Troubleshooting Runbook

Help - Something isn't working correctly!

While not comprehensive for all scenarios, the steps below should help provide structure and guidance to getting the right information necessary to triage and support.

Building a Support Bundle

Gathering enough information of the environment is crucial. To that end, the following information is needed at a minimum:

  • Currently deployed Server Image (like 2024.0712.153544-95268ef)
  • Currently deployed UI Image (like 2024.07.25.4c646abef-fbf3b78 or 2024.07.25.4c646abef-fbf3b78-subpath)
  • Current client version like 2.19.x.
    • This can differ between a local test environment, a buildtime environment, and a runtime environment
  • Redacted values.yaml
    • All sensitive items can be redacted, however, the general config is useful to understand the deployment configuration

UI Based Issues

If you're experiencing problematic behavior with the UI, please capture a .har session when loading the problematic page.

Capturing a HAR file

For best results, clear the session so there is no traffic, begin recording, then reload / navigate to the page.
This minimizes the number of network calls made, and obviates the erroring page.

Service Logs

While the UI might seem to be the problem, inevitably, it is only a front-end to make API calls on the backend.
It is usually possible to tell what service is problematic based on the URI, and the matching route in your Istio VirtualService.
For example, if logs are failing to load, we might look at the logs service.
If a user is unable to login for any reason, we might consider the auth service logs.

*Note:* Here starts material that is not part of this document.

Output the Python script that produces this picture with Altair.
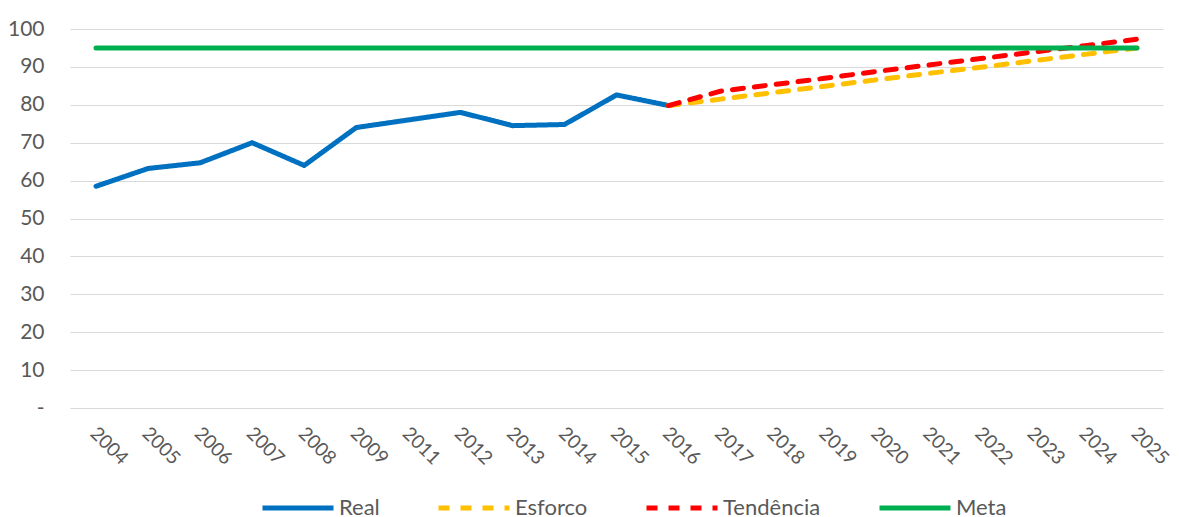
import altair as alt
import pandas as pd

years = ["2004", "2005", "2006", "2007", "2008", "2009", "2011", "2012", "2013",
         "2014", "2015", "2016", "2017", "2018", "2019", "2020", "2021", "2022",
         "2023", "2024", "2025"]

real_years = years[0:12]
real_values = [58.5, 63.2, 64.7, 70.0, 64.0, 74.0, 76.0, 78.0, 74.5, 74.8, 82.6, 79.8]

proj_years = years[11:]
esforco_values = [79.8, 81.5, 83.2, 84.9, 86.6, 88.3, 89.9, 91.6, 93.3, 95.0]
tendencia_values = [79.8, 83.6, 85.3, 87.0, 88.8, 90.5, 92.2, 93.9, 95.6, 97.3]

meta_years = years
meta_values = [95, 95, 95, 95, 95, 95, 95, 95, 95, 95, 95, 95, 95, 95, 95, 95,
               95, 95, 95, 95, 95]

series_names = ["Real", "Esforco", "Tendência", "Meta"]
series_colors = ["#0070C0", "#FFC000", "#FF0000", "#00B050"]
series_dashes = [[1, 0], [11, 11], [11, 11], [1, 0]]

y_ticks = [0, 10, 20, 30, 40, 50, 60, 70, 80, 90, 100]

rows = []
for s, ys, vs in [("Real", real_years, real_values),
                  ("Esforco", proj_years, esforco_values),
                  ("Tendência", proj_years, tendencia_values),
                  ("Meta", meta_years, meta_values)]:
    for yr, v in zip(ys, vs):
        rows.append({"year": yr, "value": v, "series": s})
df = pd.DataFrame(rows)

FONT = "Lato"
GREY = "#595959"

legend = alt.Legend(
    title=None, orient="none", legendX=190, legendY=441, direction="horizontal",
    symbolType="stroke", symbolSize=5041, symbolStrokeWidth=5,
    labelFont=FONT, labelFontSize=22, labelColor=GREY, labelOffset=3,
    columnPadding=48,
)

base = alt.Chart(df).mark_line(strokeWidth=5, strokeCap="round", strokeJoin="round").encode(
    x=alt.X("year:N", sort=years, scale=alt.Scale(domain=years),
            axis=alt.Axis(title=None, labelAngle=45, labelAlign="left", labelBaseline="middle",
                          labelPadding=22, labelOffset=-3, ticks=False, domain=False, grid=False,
                          labelFont=FONT, labelFontSize=19, labelColor=GREY)),
    y=alt.Y("value:Q", scale=alt.Scale(domain=[0, 100], nice=False),
            axis=alt.Axis(title=None, values=y_ticks, ticks=False, domain=False,
                          labelExpr="datum.value == 0 ? '-' : datum.label",
                          labelPadding=26, labelFont=FONT, labelFontSize=21, labelColor=GREY,
                          gridColor="#d9d9d9", gridWidth=1.2)),
    color=alt.Color("series:N", scale=alt.Scale(domain=series_names, range=series_colors),
                    legend=legend),
    strokeDash=alt.StrokeDash("series:N", scale=alt.Scale(domain=series_names, range=series_dashes),
                              legend=legend),
)

layers = [base.transform_filter(alt.datum.series == s) for s in series_names]

chart = alt.layer(*layers).properties(
    width=1093, height=379,
    padding={"left": 62, "top": 21, "right": 8, "bottom": 125},
    autosize=alt.AutoSizeParams(type="none"),
    background="white",
).configure_view(stroke=None)

chart.save("out.html", embed_options={"renderer": "svg", "actions": False})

You can review the various services and their purpose here

First, review and save a copy of the logs from the currently running containers for that service.
As there can be multiple replicas running, either collect logs from all the containers for that service, OR, determine which one has errors in advance.

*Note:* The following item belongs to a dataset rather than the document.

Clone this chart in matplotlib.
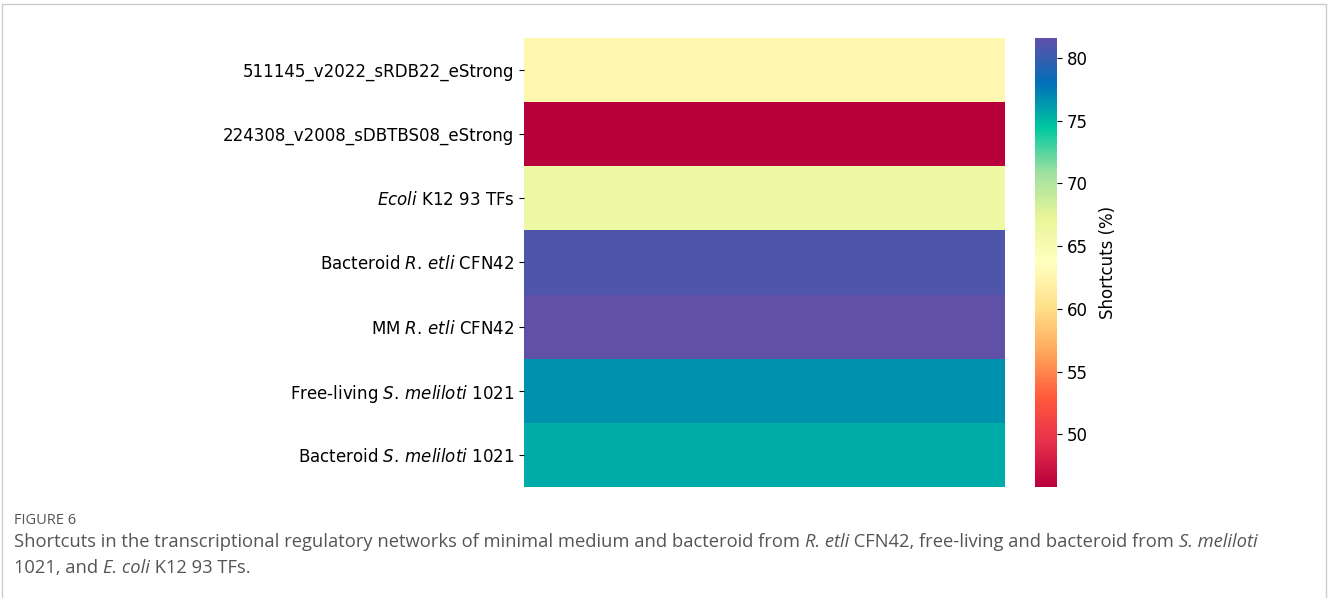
import matplotlib.pyplot as plt
import numpy as np
from matplotlib.patches import Rectangle
from matplotlib.colors import LinearSegmentedColormap

# data
rows = ["511145_v2022_sRDB22_eStrong",
        "224308_v2008_sDBTBS08_eStrong",
        r"$\mathit{Ecoli}$ K12 93 TFs",
        r"Bacteroid $\mathit{R.\,etli}$ CFN42",
        r"MM $\mathit{R.\,etli}$ CFN42",
        r"Free-living $\mathit{S.\,meliloti}$ 1021",
        r"Bacteroid $\mathit{S.\,meliloti}$ 1021"]
shortcuts = [62.6, 45.8, 66.2, 80.8, 81.6, 76.6, 75.5]
cbar_ticks = [50, 55, 60, 65, 70, 75, 80]

# Spectral, but with the more saturated look of the figure
spectral_sat = ["#b8003c", "#e8304c", "#ff5a3c", "#ffa85a", "#ffe08a", "#ffffc0",
                "#e8f598", "#a0e0a0", "#00c8a0", "#0070b8", "#6050a8"]
cmap = LinearSegmentedColormap.from_list("spectral_sat", spectral_sat)

plt.rcParams['font.family'] = 'DejaVu Sans'
plt.rcParams['mathtext.fontset'] = 'dejavusans'

fig = plt.figure(figsize=(13.28, 5.98), dpi=100)
ax = fig.add_axes([0.3946, 0.1856, 0.3622, 0.7509])
cax = fig.add_axes([0.7794, 0.1856, 0.0166, 0.7509])

data = np.array(shortcuts).reshape(-1, 1)
mesh = ax.pcolormesh(data, cmap=cmap, vmin=min(shortcuts), vmax=max(shortcuts))
ax.set_ylim(len(rows), 0)
ax.set_yticks(np.arange(len(rows)) + 0.5)
ax.set_yticklabels(rows, fontsize=12)
ax.set_xticks([])
for s in ax.spines.values():
    s.set_visible(False)

cb = fig.colorbar(mesh, cax=cax)
cb.set_ticks(cbar_ticks)
cb.ax.tick_params(labelsize=12)
cb.outline.set_visible(False)
cb.set_label("Shortcuts (%)", fontsize=12, labelpad=8)

# frame around the figure
fig.patches.append(Rectangle((0.0015, -0.01), 0.997, 1.0033, transform=fig.transFigure,
                             fill=False, edgecolor="#cccccc", linewidth=1))

# caption
cap_col = "#555555"
fig.text(0.0105, 0.130, "FIGURE 6", fontsize=10.5, color=cap_col, family="Open Sans", va="center")

def seg_line(x, y, parts):
    r = fig.canvas.get_renderer()
    for txt, it in parts:
        t = fig.text(x, y, txt, fontsize=13.2, color=cap_col, family="Open Sans",
                     style="italic" if it else "normal", va="center")
        bb = t.get_window_extent(renderer=r)
        x += bb.width / fig.bbox.width

seg_line(0.0105, 0.093, [("Shortcuts in the transcriptional regulatory networks of minimal medium and bacteroid from ", False),
                         ("R. etli", True),
                         (" CFN42, free-living and bacteroid from ", False),
                         ("S. meliloti", True)])
seg_line(0.0105, 0.050, [("1021, and ", False), ("E. coli", True), (" K12 93 TFs.", False)])

fig.savefig("out.png", dpi=100)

# #### will be randomized per container instance
kubectl logs -n prefect auth-#### > auth.log

If no errors are identified, we can modify the deployment to increase logging level with the following environment variables.
These should be set on the Kubernetes deployment - as a consequence, they either need to exist in advance, or applied allowing new pods to cycle in.

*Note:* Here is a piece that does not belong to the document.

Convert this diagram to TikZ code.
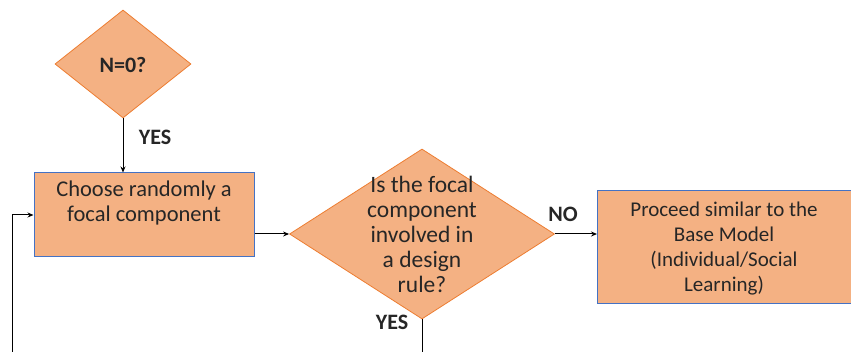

# Overrides the Prefect logging configuration
- name: PREFECT_CLOUD_DISABLE_LOGGING_CONFIG
  value: 'true'
# Allows database queries to be displayed to stdout
- name: PREFECT_CLOUD_EVENTS_DATABASE_ECHO
  value: 'true'
# Sets the logging level to debug
- name: PREFECT_CLOUD_LOGGING_LEVEL
  value: 'DEBUG'

Some issues and services might have a chain of dependencies, and one error can cascade into another.
auth is a common dependency for nebula. logs is a common dependency for ladler.

Engaging Support

With the information at hand, please engage your Self-Managed support representatives to assist and triage further if necessary.